In the identification and structural analysis of macromolecular compounds such as sugar chains and peptides, ion trap mass analysis devices equipped with a MALDI (matrix-assisted laser desorption/ionization) ion source and a three-dimensional quadrupole ion trap are widely used. The technique of mass analysis of various ions held temporarily in the ion trap includes cases where the mass separation function of the ion trap itself is used and cases where ions are transferred all at once from the ion trap and detected after performing mass separation of the ions by means of a time-of-flight mass spectrometer provided outside the ion trap, but here, these will be referred to together as ion trap mass analysis devices.
The general analysis technique for macromolecular compounds using an ion trap mass analysis device is as follows.
The target compound which is the object of analysis is ionized by the MALDI process and captured in the ion trap, after which an ion selection operation is performed, whereby ions derived from the target compound and having a specified mass/charge ratio m/z are selectively left behind in the ion trap as precursor ions, while other unneeded ions are eliminated out of the ion trap. Subsequently, a collision-induced dissociation (CID) gas is introduced into the ion trap, and the precursor ions are excited by the action of a high frequency electric field and made to collide with the CID gas, thereby promoting the dissociation of the precursor ions. In some cases, the target structure will not be adequately dissociated through a single CID operation, so the selection of precursor ions and the CID operation may be repeated multiple times. Product ions which have been finely fragmented by performing one or more CID operations on the ions derived from the target compound are then subjected to ion detection involving mass scanning, to acquire an MSn spectrum, and this MSn spectrum is then used, for example, for a database search or the like to identify the compound or infer its structure.
To increase the precision of compound identification and structural analysis as described above, or to shorten the time requirement for measurement and analysis and increase the throughput, it is important to select ions with an appropriate mass/charge ratio as the precursor ions which will be the object of the CID operation. As the general conventional precursor ion selection method, a technique has been employed wherein the peaks appearing in a mass spectrum (MS1 spectrum) acquired by performing regular mass analysis without performing a CID operation are detected, all the peaks that satisfy a predetermined criterion, such as having a signal intensity above a threshold value, are extracted, and the ions corresponding to those peaks are selected as the precursor ions. Normally, numerous peaks which satisfy the predetermined criterion will be present on a mass spectrum, so if MS2 analysis is to be executed on all of them, the measurement alone will take a very long time. Furthermore, as the number of measurements increases, the quantity of sample consumed also becomes accordingly greater, and thus a large amount of sample needs to be prepared.
To avoid the problems described above, a method is conceivable whereby, rather than extracting all the peaks on the mass spectrum which satisfy predetermined criteria, a restriction is imposed wherein, for example, a priority order is applied based on order of intensity, and only a predetermined number of peaks are extracted.
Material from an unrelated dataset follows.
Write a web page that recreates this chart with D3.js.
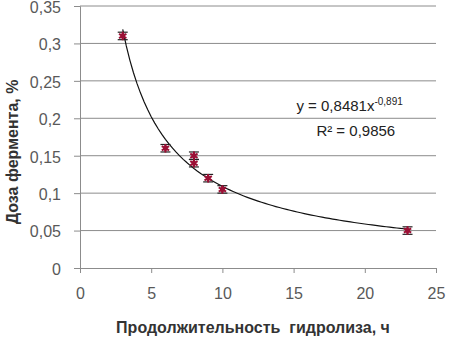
<!DOCTYPE html>
<html>
<head>
<meta charset="utf-8">
<script src="https://cdn.jsdelivr.net/npm/d3@7"></script>
<style>
  body { margin: 0; background: #fff; }
  text { font-family: "Liberation Sans", Arial, sans-serif; }
</style>
</head>
<body>
<div class="canvas"></div>
<script>
// measured points (hydrolysis time, enzyme dose)
const hours = [3, 6, 8, 8, 9, 10, 23];
const dose  = [0.31, 0.16, 0.15, 0.14, 0.12, 0.105, 0.05];
const errBar = 0.005;

// power trendline as shown on the chart
const trendA = 0.8481;
const trendB = -0.891;
const trendX = d3.range(3, 23.01, 0.25);

const xTicks = [0, 5, 10, 15, 20, 25];
const yTicks = [0, 0.05, 0.1, 0.15, 0.2, 0.25, 0.3, 0.35];

const svgWidth = 450, svgHeight = 337;
const margin = {top: 6, right: 14, bottom: 69, left: 80};
const w = svgWidth - margin.left - margin.right;
const h = svgHeight - margin.top - margin.bottom;

const svg = d3.select('.canvas').append('svg')
  .attr('width', svgWidth)
  .attr('height', svgHeight);

const g = svg.append('g')
  .attr('transform', `translate(${margin.left},${margin.top})`);

const x = d3.scaleLinear().domain([0, 25]).range([0, w]);
const y = d3.scaleLinear().domain([0, 0.35]).range([h, 0]);

const fmt = d => String(d).replace('.', ',');

// gridlines
g.selectAll('.grid').data(yTicks.slice(1)).enter().append('line')
  .attr('x1', 0).attr('x2', w)
  .attr('y1', d => y(d)).attr('y2', d => y(d))
  .attr('stroke', '#8c8c8c').attr('stroke-width', 1);

// y axis
const yAxis = g.append('g').call(d3.axisLeft(y).tickValues(yTicks).tickFormat(fmt).tickSize(6).tickPadding(13));
yAxis.select('.domain').attr('stroke', '#8c8c8c');
yAxis.selectAll('line').attr('stroke', '#8c8c8c');
yAxis.selectAll('text').attr('fill', '#595959').attr('dy', '0.4em').style('font-size', '16px');

// x axis
const xAxis = g.append('g').attr('transform', `translate(0,${h})`)
  .call(d3.axisBottom(x).tickValues(xTicks).tickSize(5).tickPadding(15));
xAxis.select('.domain').attr('stroke', '#8c8c8c');
xAxis.selectAll('line').attr('stroke', '#8c8c8c');
xAxis.selectAll('text').attr('fill', '#595959').style('font-size', '16px');

// trendline
g.append('path')
  .datum(trendX)
  .attr('fill', 'none')
  .attr('stroke', '#111')
  .attr('stroke-width', 1.2)
  .attr('d', d3.line().x(d => x(d)).y(d => y(trendA * Math.pow(d, trendB))));

// points with error caps
const pts = g.selectAll('.pt').data(hours.map((hh, i) => [hh, dose[i]])).enter().append('g')
  .attr('transform', d => `translate(${x(d[0])},${y(d[1])})`);
pts.append('line').attr('x1', 0).attr('x2', 0)
  .attr('y1', d => y(d[1] + errBar) - y(d[1])).attr('y2', d => y(d[1] - errBar) - y(d[1]))
  .attr('stroke', '#222').attr('stroke-width', 1);
pts.append('line').attr('x1', -5).attr('x2', 5)
  .attr('y1', d => y(d[1] + errBar) - y(d[1])).attr('y2', d => y(d[1] + errBar) - y(d[1]))
  .attr('stroke', '#222').attr('stroke-width', 1.2);
pts.append('line').attr('x1', -5).attr('x2', 5)
  .attr('y1', d => y(d[1] - errBar) - y(d[1])).attr('y2', d => y(d[1] - errBar) - y(d[1]))
  .attr('stroke', '#222').attr('stroke-width', 1.2);
pts.append('path')
  .attr('d', d3.symbol().type(d3.symbolAsterisk).size(50)())
  .attr('fill', 'none').attr('stroke', '#9b1035').attr('stroke-width', 2);
pts.append('path')
  .attr('d', d3.symbol().type(d3.symbolDiamond).size(22)())
  .attr('fill', '#9b1035');

// equation
const eq = g.append('text').attr('x', x(15.2)).attr('y', y(0.21))
  .attr('fill', '#222').style('font-size', '15px');
eq.append('tspan').text('y = 0,8481x');
eq.append('tspan').attr('dy', -6).style('font-size', '10px').text('-0,891');
g.append('text').attr('x', x(16.6)).attr('y', y(0.177))
  .attr('fill', '#222').style('font-size', '15px').text('R² = 0,9856');

// axis titles
svg.append('text')
  .attr('x', 253).attr('y', 333)
  .attr('text-anchor', 'middle').attr('font-weight', 'bold')
  .attr('fill', '#333').style('font-size', '16px').style('white-space', 'pre')
  .text('Продолжительность  гидролиза, ч');
svg.append('text')
  .attr('transform', `translate(18,${margin.top + y(0.155)}) rotate(-90)`)
  .attr('text-anchor', 'middle').attr('font-weight', 'bold')
  .attr('fill', '#333').style('font-size', '16px')
  .text('Доза фермента, %');
</script>
</body>
</html>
However, it is not necessarily the case that peaks of relatively high signal intensity will characterize the structure of the target compound, so simply extracting the peaks mechanically in intensity order or the like may not allow one to select effective precursor ions for identification and structural analysis.
A concrete example will be taken and described in detail. Biological macromolecular compounds such as peptides, which are often taken as the object of analysis in an ion trap mass analysis device, often contain easily detachable modifiers, functional groups and the like. Sialic acid, sulfate groups, phosphate groups and the like are well known as typical modifiers. For example, it is known that sialic acid is preferentially detached through low energy CID in the case of sugar chains to which sialic acid is bonded, which are a type of acidic sugar, or glycopeptides to which a sialic acid-bonded sugar chain has been attached, but this sort of detachment of sialic acid is easily produced not just by the CID process but also by in-source decay and collision with cooling gas in the ion trap (for example, see Patent Literatures 1 and 2). Thus, when the sample contains a compound to which multiple easily detachable modifiers as described above are bonded, in the mass spectrum obtained without executing CID, there will appear a mixture of peaks derived from ions for which the modifiers have not been at all detached from the basic structure, peaks derived from ions for which a portion of modifiers have been detached from the basic structure, and peaks derived from ions for which all the modifiers have been detached from the basic structure. Thus, the mass spectrum becomes quite complex. Furthermore, since the intensity of ions containing the basic structure is distributed over multiple peaks, the intensity of each peak may become relatively lower. In such cases, with the technique of extracting a number of peaks determined according to intensity order, as described above, there is the concern that ions containing the basic structure which provide a good representation of the characteristics of the compound will not be selected as precursor ions.